* _Objective_
Please output every line of the material as it stands, without the pictures.
★ ★ ★ ★
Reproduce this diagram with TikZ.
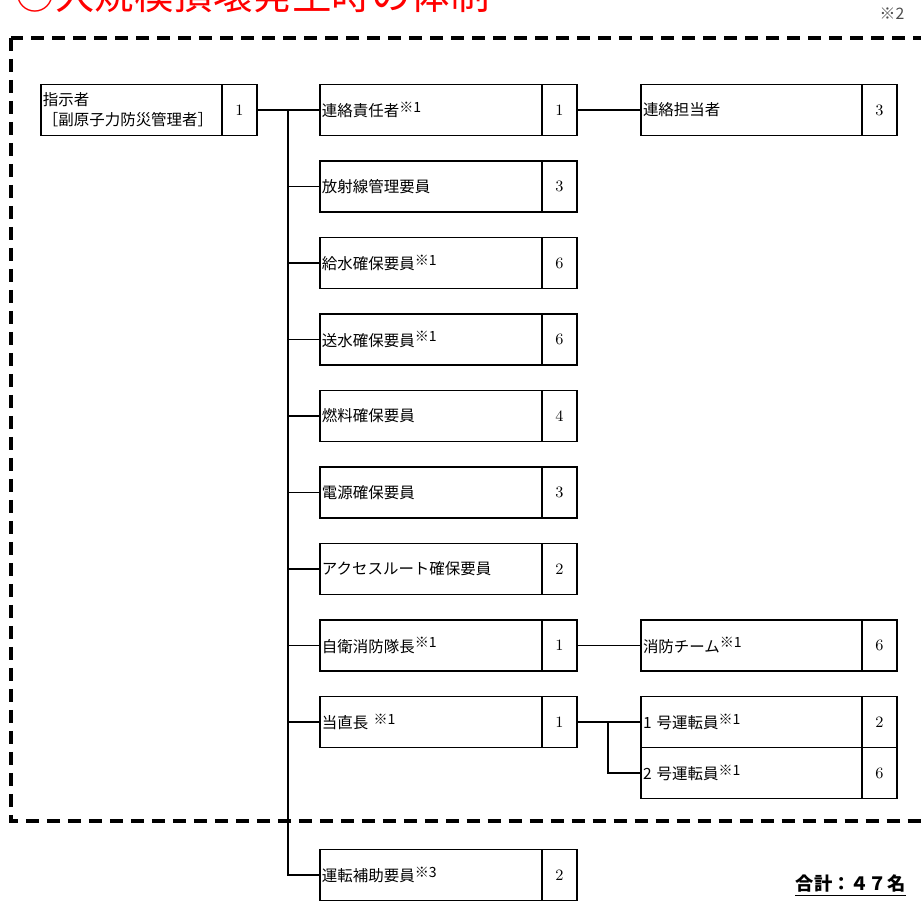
\documentclass[tikz,border=0pt]{standalone}
\usepackage{fontspec}
\newfontfamily\jp{Noto Sans CJK JP}
\newcommand\kome[1]{\raisebox{0.5ex}{\fontsize{8}{9}\selectfont ※#1}}

\begin{document}
\begin{tikzpicture}[x=0.02cm, y=-0.02cm, line width=0.7pt,
	namebox/.style={draw, rectangle, outer sep=0pt, inner xsep=0.04cm, inner ysep=0pt, minimum height=1.02cm, anchor=west, align=left, font=\jp\fontsize{8.8}{11.4}\selectfont},
	numbox/.style={draw, rectangle, outer sep=0pt, inner sep=0pt, minimum width=0.70cm, minimum height=1.02cm, anchor=west, font=\fontsize{9}{11}\selectfont},
	colbox/.style={namebox, text width=4.36cm},
	subbox/.style={namebox, text width=4.34cm},
	groupline/.style={dash pattern=on 0.26cm off 0.16cm, line width=1.8pt}]
				\useasboundingbox (0, 0) rectangle (921, 901);
				\clip (0, 0) rectangle (921, 901);
				\node[anchor=base west, inner sep=0pt, text=red, font=\jp\fontsize{22.5}{26}\selectfont] (title)at(15, 10) {○大規模損壊発生時の体制};
				\node[font=\jp\fontsize{9}{10}\selectfont, text=black!70] (note2)at(892, 14) {※2};
				\draw[groupline] (11, 38) rectangle (945, 821);
				% director
				\node[namebox, text width=3.54cm] (D)at(41, 110) {指示者\\［副原子力防災管理者］};
				\node[numbox] (Dn)at(D.east) {1};
				% main column
				\node[colbox] (C1)at(320, 110) {連絡責任者\kome{1}};
				\node[numbox] (C1n)at(C1.east) {1};
				\node[colbox] (C2)at(320, 186.5) {放射線管理要員};
				\node[numbox] (C2n)at(C2.east) {3};
				\node[colbox] (C3)at(320, 263) {給水確保要員\kome{1}};
				\node[numbox] (C3n)at(C3.east) {6};
				\node[colbox] (C4)at(320, 339.5) {送水確保要員\kome{1}};
				\node[numbox] (C4n)at(C4.east) {6};
				\node[colbox] (C5)at(320, 416) {燃料確保要員};
				\node[numbox] (C5n)at(C5.east) {4};
				\node[colbox] (C6)at(320, 492.5) {電源確保要員};
				\node[numbox] (C6n)at(C6.east) {3};
				\node[colbox] (C7)at(320, 569) {アクセスルート確保要員};
				\node[numbox] (C7n)at(C7.east) {2};
				\node[colbox] (C8)at(320, 645.5) {自衛消防隊長\kome{1}};
				\node[numbox] (C8n)at(C8.east) {1};
				\node[colbox] (C9)at(320, 722) {当直長 \kome{1}};
				\node[numbox] (C9n)at(C9.east) {1};
				\node[colbox] (C10)at(320, 875) {運転補助要員\kome{3}};
				\node[numbox] (C10n)at(C10.east) {2};
				% right column
				\node[subbox] (T1)at(641, 110) {連絡担当者};
				\node[numbox] (T1n)at(T1.east) {3};
				\node[subbox] (F)at(641, 645.5) {消防チーム\kome{1}};
				\node[numbox] (Fn)at(F.east) {6};
				\node[subbox] (O1)at(641, 722) {1 号運転員\kome{1}};
				\node[numbox] (O1n)at(O1.east) {2};
				\node[subbox] (O2)at(641, 773) {2 号運転員\kome{1}};
				\node[numbox] (O2n)at(O2.east) {6};
				% connectors
				\coordinate (J)at(288, 110);
				\coordinate (K)at(608, 722);
				\draw (Dn.east) -- (C1.west);
				\draw (J) |- (C2.west);
				\draw (J) |- (C3.west);
				\draw (J) |- (C4.west);
				\draw (J) |- (C5.west);
				\draw (J) |- (C6.west);
				\draw (J) |- (C7.west);
				\draw (J) |- (C8.west);
				\draw (J) |- (C9.west);
				\draw (J) |- (C10.west);
				\draw (C1n.east) -- (T1.west);
				\draw (C8n.east) -- (F.west);
				\draw (C9n.east) -- (O1.west);
				\draw (K) |- (O2.west);
				% total
				\node[anchor=base east, inner sep=0pt, font=\jp\bfseries\fontsize{10.4}{12}\selectfont] (total)at(906, 891) {合計：４７名};
				\draw[line width=0.6pt] ([yshift=-2.5pt]total.base west) -- ([yshift=-2.5pt]total.base east);
			\end{tikzpicture}
\end{document}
★ ★ ★ ★
* _Result_
Reproduce this diagram with TikZ.
\documentclass[tikz,border=0pt]{standalone}
\usepackage{fontspec}
\newfontfamily\jp{Noto Sans CJK JP}
\newcommand\kome[1]{\raisebox{0.5ex}{\fontsize{8}{9}\selectfont ※#1}}

\begin{document}
\begin{tikzpicture}[x=0.02cm, y=-0.02cm, line width=0.7pt,
	namebox/.style={draw, rectangle, outer sep=0pt, inner xsep=0.04cm, inner ysep=0pt, minimum height=1.02cm, anchor=west, align=left, font=\jp\fontsize{8.8}{11.4}\selectfont},
	numbox/.style={draw, rectangle, outer sep=0pt, inner sep=0pt, minimum width=0.70cm, minimum height=1.02cm, anchor=west, font=\fontsize{9}{11}\selectfont},
	colbox/.style={namebox, text width=4.36cm},
	subbox/.style={namebox, text width=4.34cm},
	groupline/.style={dash pattern=on 0.26cm off 0.16cm, line width=1.8pt}]
				\useasboundingbox (0, 0) rectangle (921, 901);
				\clip (0, 0) rectangle (921, 901);
				\node[anchor=base west, inner sep=0pt, text=red, font=\jp\fontsize{22.5}{26}\selectfont] (title)at(15, 10) {○大規模損壊発生時の体制};
				\node[font=\jp\fontsize{9}{10}\selectfont, text=black!70] (note2)at(892, 14) {※2};
				\draw[groupline] (11, 38) rectangle (945, 821);
				% director
				\node[namebox, text width=3.54cm] (D)at(41, 110) {指示者\\［副原子力防災管理者］};
				\node[numbox] (Dn)at(D.east) {1};
				% main column
				\node[colbox] (C1)at(320, 110) {連絡責任者\kome{1}};
				\node[numbox] (C1n)at(C1.east) {1};
				\node[colbox] (C2)at(320, 186.5) {放射線管理要員};
				\node[numbox] (C2n)at(C2.east) {3};
				\node[colbox] (C3)at(320, 263) {給水確保要員\kome{1}};
				\node[numbox] (C3n)at(C3.east) {6};
				\node[colbox] (C4)at(320, 339.5) {送水確保要員\kome{1}};
				\node[numbox] (C4n)at(C4.east) {6};
				\node[colbox] (C5)at(320, 416) {燃料確保要員};
				\node[numbox] (C5n)at(C5.east) {4};
				\node[colbox] (C6)at(320, 492.5) {電源確保要員};
				\node[numbox] (C6n)at(C6.east) {3};
				\node[colbox] (C7)at(320, 569) {アクセスルート確保要員};
				\node[numbox] (C7n)at(C7.east) {2};
				\node[colbox] (C8)at(320, 645.5) {自衛消防隊長\kome{1}};
				\node[numbox] (C8n)at(C8.east) {1};
				\node[colbox] (C9)at(320, 722) {当直長 \kome{1}};
				\node[numbox] (C9n)at(C9.east) {1};
				\node[colbox] (C10)at(320, 875) {運転補助要員\kome{3}};
				\node[numbox] (C10n)at(C10.east) {2};
				% right column
				\node[subbox] (T1)at(641, 110) {連絡担当者};
				\node[numbox] (T1n)at(T1.east) {3};
				\node[subbox] (F)at(641, 645.5) {消防チーム\kome{1}};
				\node[numbox] (Fn)at(F.east) {6};
				\node[subbox] (O1)at(641, 722) {1 号運転員\kome{1}};
				\node[numbox] (O1n)at(O1.east) {2};
				\node[subbox] (O2)at(641, 773) {2 号運転員\kome{1}};
				\node[numbox] (O2n)at(O2.east) {6};
				% connectors
				\coordinate (J)at(288, 110);
				\coordinate (K)at(608, 722);
				\draw (Dn.east) -- (C1.west);
				\draw (J) |- (C2.west);
				\draw (J) |- (C3.west);
				\draw (J) |- (C4.west);
				\draw (J) |- (C5.west);
				\draw (J) |- (C6.west);
				\draw (J) |- (C7.west);
				\draw (J) |- (C8.west);
				\draw (J) |- (C9.west);
				\draw (J) |- (C10.west);
				\draw (C1n.east) -- (T1.west);
				\draw (C8n.east) -- (F.west);
				\draw (C9n.east) -- (O1.west);
				\draw (K) |- (O2.west);
				% total
				\node[anchor=base east, inner sep=0pt, font=\jp\bfseries\fontsize{10.4}{12}\selectfont] (total)at(906, 891) {合計：４７名};
				\draw[line width=0.6pt] ([yshift=-2.5pt]total.base west) -- ([yshift=-2.5pt]total.base east);
			\end{tikzpicture}
\end{document}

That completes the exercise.